Yeah, that's why I'm going with a BASIC-like language so that parsing already is fast and easy (like I said in my response to point a).
Brendan wrote:
d) When converting from one language to another, there will be "expressivity mismatches" where the first language can contain things that are hard to express in the second language (or the reverse). When you chain 2 or more compilers together the "expressivity mismatches" are multiplied. For a simple example; the first compiler might see a "foreach item in array { }" loop that is an extremely good candidate for conversion to SIMD; the intermediate "byte-code" language may not have any support for "variable width SIMD" forcing the first compiler to convert the "foreach" into a sequence ending with "if(cond)" and "jump startLoop" instructions; and now the back-end compiler (which may be converting to a language like 80x86 with SSE/AVX) has to try to detect that the loop (that no longer looks like a loop) could/should be converted to SIMD after the first compiler has made it much more difficult to do so.
Wow. I guess extensions added before runtime to the IL in the compiler could fix that problem which is then also passed through to the IL translator so it can still generate code.
Brendan wrote:
e) The "expressivity mismatches" can severely effect the second compiler's ability to generate sane error messages and/or information needed for run-time debugging. You either need to ensure that the first compiler detects/reports all possible errors (including run-time errors - zero chance of that when the source code is in C); or you need to provide a way for the second compiler and/or run-time environment to map pieces of generated code (in the intermediate language and in the final/native executable) back to the "column X in line Y of file Z" location in the original source code, where this mapping has to survive all transformations/optimisations done by any compiler. Note: Some compilers use a special "debugging output" mode where all optimisations are disabled (to make it easier to create the mapping between final/native code and its original location). This is an extremely poor alternative with significant problems (e.g. bugs that disappear as soon as you try to debug them) and (in my opinion) should be avoided if at all possible.
You mean with runtime errors and C the annoying "compiles-but-doesn't-run-let's-dump" phenomenon? I hate that. And I hope I addressed this in point d?
Brendan wrote:
f) For modern programming environments (IDEs), you want the editor to highlight errors in the source code (so that the programmer doesn't need to compile before finding them). For this purpose, I'd want to design the toolchain so that the first compiler's parsing and sanity checking can be used as a static analyser by an IDE. Basically; you'd have a "check but don't optimise or generate any output" mode in the first compiler; and the IDE would use this to find errors in the source code (and highlight them in the editor) while the programmer is typing. Now; old compilers tend to stop as soon as they find the first error (it makes writing the compiler easier); but when the compiler is being used for error detection (and not compilation) by an IDE you want the editor to highlight as many errors in the source code as possible, and you definitely do not want the compiler to stop as soon as it sees the first error.
I believe that separate programs that can serve multiple goals is better than one large chunk that does one thing.

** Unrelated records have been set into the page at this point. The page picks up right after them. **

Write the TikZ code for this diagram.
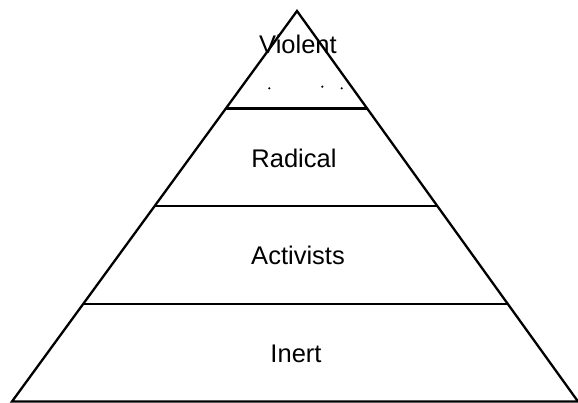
\documentclass[tikz,border=0pt]{standalone}
\usepackage{fontspec}
\setmainfont{Liberation Sans}
\usetikzlibrary{calc}
\tikzset{
  tier/.style={line width=2.3pt, color=black},
  lbl/.style={font=\fontsize{25.5}{30}\selectfont, anchor=base, inner sep=0pt},
  speck/.style={fill=black, circle, inner sep=0pt, minimum size=2.4pt}
}
\begin{document}
\begin{tikzpicture}[x=1pt,y=-1pt]
\useasboundingbox (0,0) rectangle (578,403);
\coordinate (apex) at (297,11);
\coordinate (bl) at (12,401.5);
\coordinate (br) at (578,401.5);
\draw[tier] (apex) -- (bl) -- (br) -- cycle;
\foreach \t in {0.25,0.5,0.75}
  \draw[tier] ($(apex)!\t!(bl)$) -- ($(apex)!\t!(br)$);
\node[lbl] (violent) at (298,53.3) {Violent};
\node[lbl] (radical) at (294,167.3) {Radical};
\node[lbl] (activists) at (298,264.3) {Activists};
\node[lbl] (inert) at (296,362) {Inert};
\node[speck] (d1) at (269.3,88.3) {};
\node[speck] (d2) at (322.3,86.7) {};
\node[speck] (d3) at (341.7,88.3) {};
\end{tikzpicture}
\end{document}
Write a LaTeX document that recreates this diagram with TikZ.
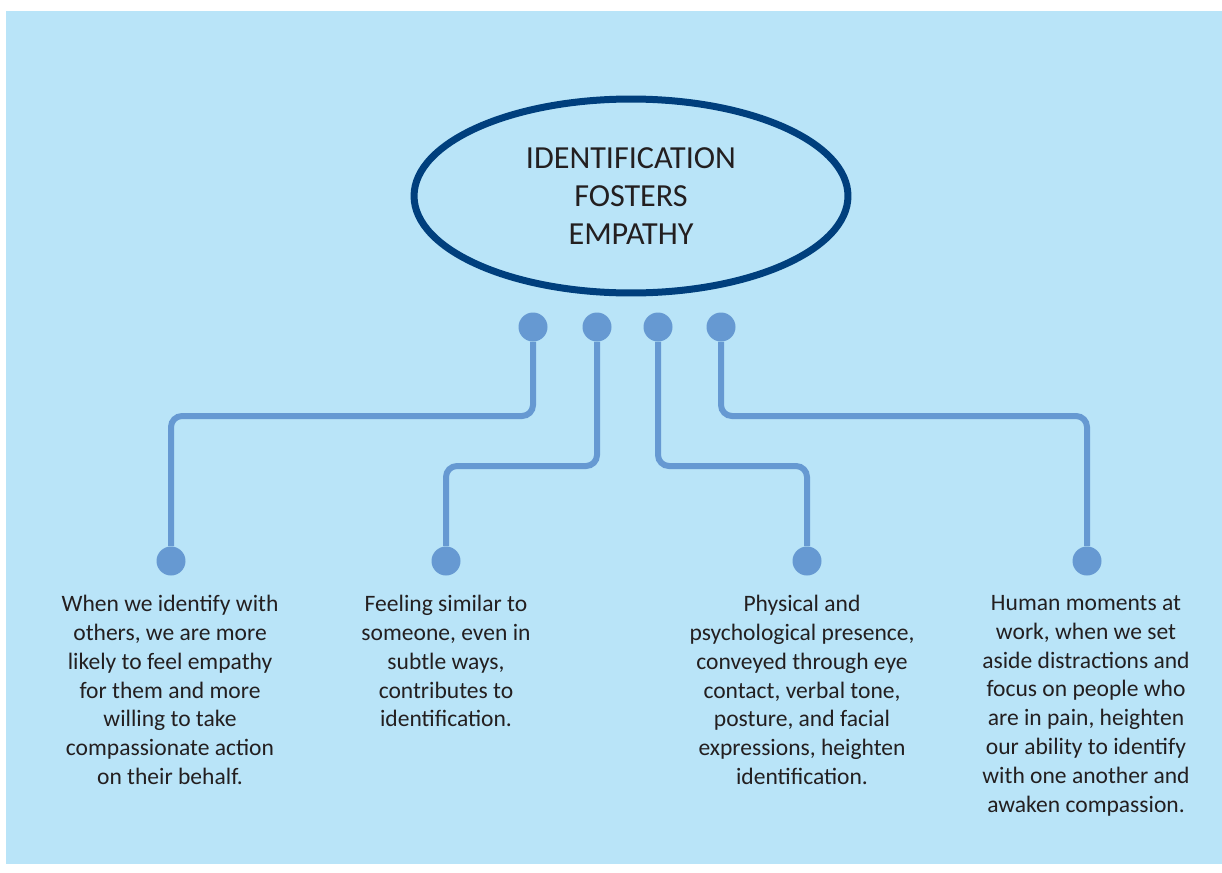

So yes, I will divide the usual compiler structure (lexers and backends etc.) into separate programs.
Brendan wrote:
g) In general; to avoid "stop on first error"; when the compiler detects an error it needs to begin searching for something recognisable. For example, if you write "for( 1234 ) { x = y; }" the compiler will detect that "for( 1234 )" is an error, and can then skip forward until it sees the "{" (the next recognisable thing) and can continue checking the "{ x = y; }" for correct syntax, etc. Due to "terseness" and the ability to (e.g.) define functions and types inside functions; this "searching for something recognisable" is extremely difficult for C. For example, if a function looks wrong, you can't just search forward until you see the start of the next function definition because the next function definition can be nested within the "previously reported as erroneous" function. The end result of this is that (for example), if/when the programmer accidentally forget a '}' or semicolon C compilers tend to generate a large number of "nonsense errors" until it reaches the end of the file. This means that (for the purpose of integrating it into an "integrated development environment") if a C compiler doesn't stop on first error, often only the first error is useful, and often none of the errors are useful.
I personally like it when compilers yell at me when they come across the first error so I can gradually spray the bugs, so that's what I'll have the ones that I write do.
Brendan wrote:
h) The first compiler will have to support inline assembly for every CPU that the second compiler supports. This may include the ability to check inline assembly for as many kinds of errors as possible; and means that whatever you use as intermediate representation will have to handle (possibly many dialects of) assembly language (and be able to map native instructions back to the "column X in line Y of file Z" location in the original inline assembly at run-time).
I'll pass the inline assembly off to the correct assembly frontend, and then later concatenate the backend language files back together into one backend language file.
Brendan wrote:
i) A toolchain consists of more than just compilers - how will you be handling libraries and linking (and "whole program optimisation")?
I don't know yet. I'm trying to scrape money together for a book on linkers. And I don't know. I'm reading books on compilers and the source code to TCC just to find out more about the internals although I had a pretty good idea of it before I started Maza.
Thanks for your feedback.